(Stored dataset items)
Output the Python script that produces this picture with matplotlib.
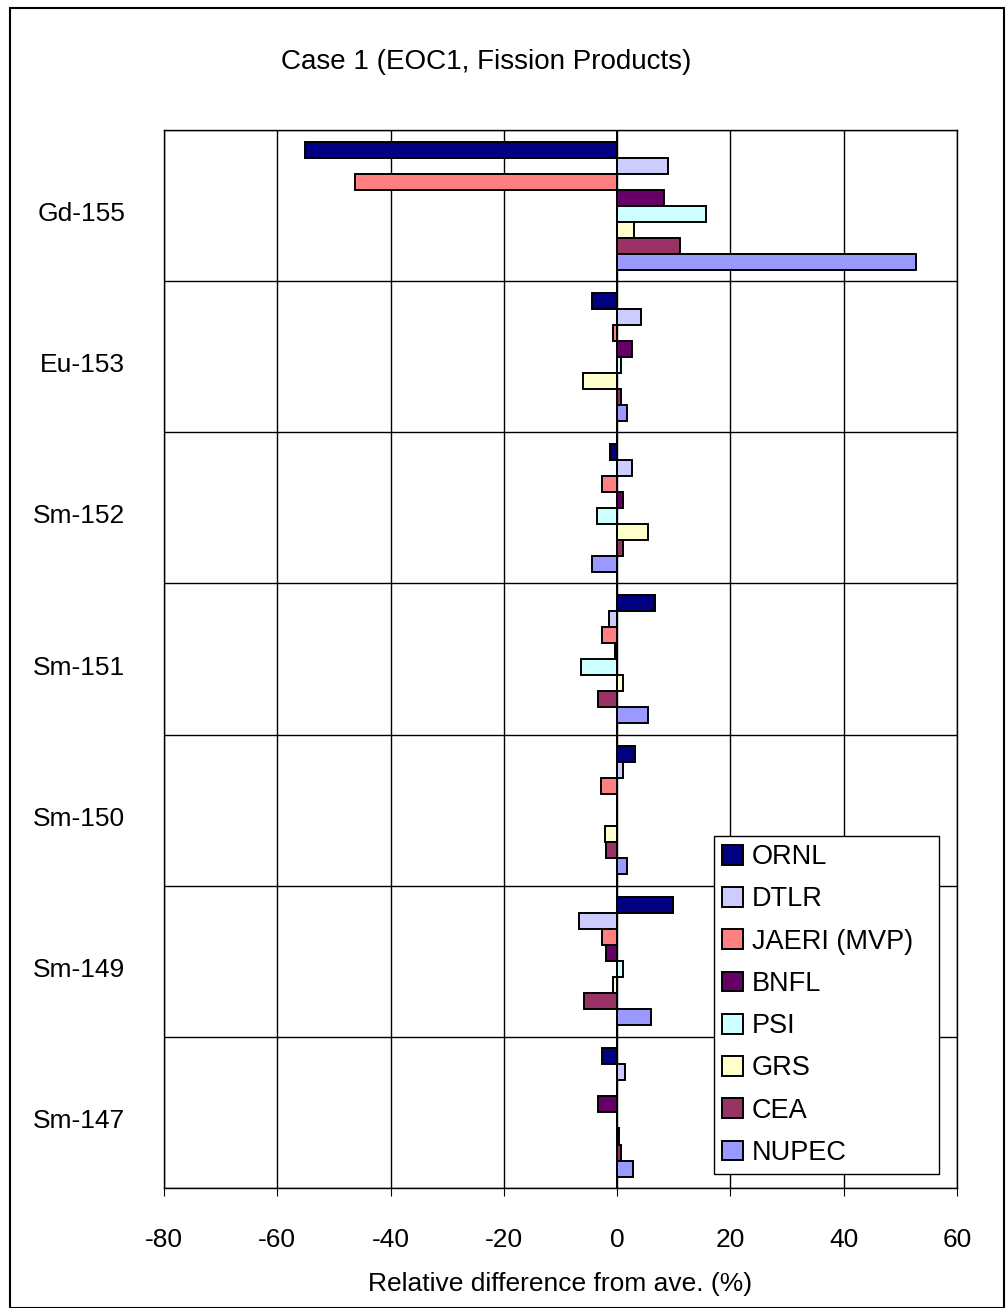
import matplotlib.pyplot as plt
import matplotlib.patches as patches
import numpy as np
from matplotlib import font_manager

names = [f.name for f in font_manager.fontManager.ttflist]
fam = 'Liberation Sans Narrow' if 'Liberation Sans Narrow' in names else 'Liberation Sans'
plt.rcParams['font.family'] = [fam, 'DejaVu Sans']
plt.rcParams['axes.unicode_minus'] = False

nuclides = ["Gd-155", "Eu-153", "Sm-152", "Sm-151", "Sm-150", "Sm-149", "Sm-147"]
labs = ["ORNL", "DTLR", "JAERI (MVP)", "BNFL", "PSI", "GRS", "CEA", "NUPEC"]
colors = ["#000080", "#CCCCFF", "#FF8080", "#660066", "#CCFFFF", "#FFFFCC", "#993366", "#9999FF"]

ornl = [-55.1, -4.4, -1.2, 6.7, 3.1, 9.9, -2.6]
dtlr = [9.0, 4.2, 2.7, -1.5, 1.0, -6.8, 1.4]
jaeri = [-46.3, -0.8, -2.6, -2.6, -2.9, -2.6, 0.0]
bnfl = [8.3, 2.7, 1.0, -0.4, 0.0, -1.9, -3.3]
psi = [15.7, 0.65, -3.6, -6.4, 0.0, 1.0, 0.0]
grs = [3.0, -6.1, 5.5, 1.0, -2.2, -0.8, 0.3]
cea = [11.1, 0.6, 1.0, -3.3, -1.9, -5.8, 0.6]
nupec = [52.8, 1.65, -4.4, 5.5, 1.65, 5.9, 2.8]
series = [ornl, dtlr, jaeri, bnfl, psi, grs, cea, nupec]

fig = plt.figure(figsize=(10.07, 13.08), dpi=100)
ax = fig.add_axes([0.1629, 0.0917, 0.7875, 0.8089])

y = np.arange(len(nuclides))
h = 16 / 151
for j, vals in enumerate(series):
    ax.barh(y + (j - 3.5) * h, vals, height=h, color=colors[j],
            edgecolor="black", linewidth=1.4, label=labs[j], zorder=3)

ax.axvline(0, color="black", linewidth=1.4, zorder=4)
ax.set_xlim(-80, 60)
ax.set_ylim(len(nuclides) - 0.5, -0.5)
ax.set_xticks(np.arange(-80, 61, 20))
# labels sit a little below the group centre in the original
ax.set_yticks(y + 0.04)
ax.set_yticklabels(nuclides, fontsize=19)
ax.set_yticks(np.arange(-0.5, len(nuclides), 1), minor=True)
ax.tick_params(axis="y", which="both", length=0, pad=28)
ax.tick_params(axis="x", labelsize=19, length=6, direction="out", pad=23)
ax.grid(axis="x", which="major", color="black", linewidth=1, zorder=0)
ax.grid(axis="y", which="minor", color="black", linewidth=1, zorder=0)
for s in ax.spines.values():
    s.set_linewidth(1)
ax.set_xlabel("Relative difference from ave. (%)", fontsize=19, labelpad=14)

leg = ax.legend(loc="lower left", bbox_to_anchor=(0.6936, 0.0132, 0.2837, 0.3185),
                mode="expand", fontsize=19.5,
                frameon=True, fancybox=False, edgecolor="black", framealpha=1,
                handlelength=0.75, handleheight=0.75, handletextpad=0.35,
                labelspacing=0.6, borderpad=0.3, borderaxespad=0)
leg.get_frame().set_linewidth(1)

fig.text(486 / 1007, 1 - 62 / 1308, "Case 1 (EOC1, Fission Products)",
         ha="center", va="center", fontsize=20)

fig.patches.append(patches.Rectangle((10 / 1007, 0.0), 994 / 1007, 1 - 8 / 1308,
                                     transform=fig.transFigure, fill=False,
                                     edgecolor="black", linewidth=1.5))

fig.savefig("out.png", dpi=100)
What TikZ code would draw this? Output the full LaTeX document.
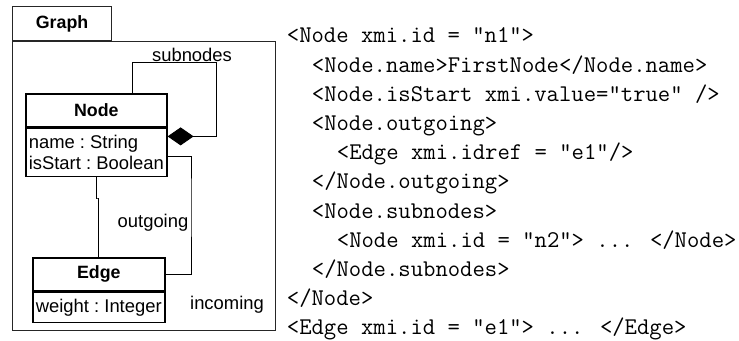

### [AIM]
Up to and including the line with "plt.rcParams['axes.unicode_minus'] = False", copy the data above from its first line. Skip pictures.

### [EXERCISE ANSWER]
Output the Python script that produces this picture with matplotlib.
import matplotlib.pyplot as plt
import matplotlib.patches as patches
import numpy as np
from matplotlib import font_manager

names = [f.name for f in font_manager.fontManager.ttflist]
fam = 'Liberation Sans Narrow' if 'Liberation Sans Narrow' in names else 'Liberation Sans'
plt.rcParams['font.family'] = [fam, 'DejaVu Sans']
plt.rcParams['axes.unicode_minus'] = False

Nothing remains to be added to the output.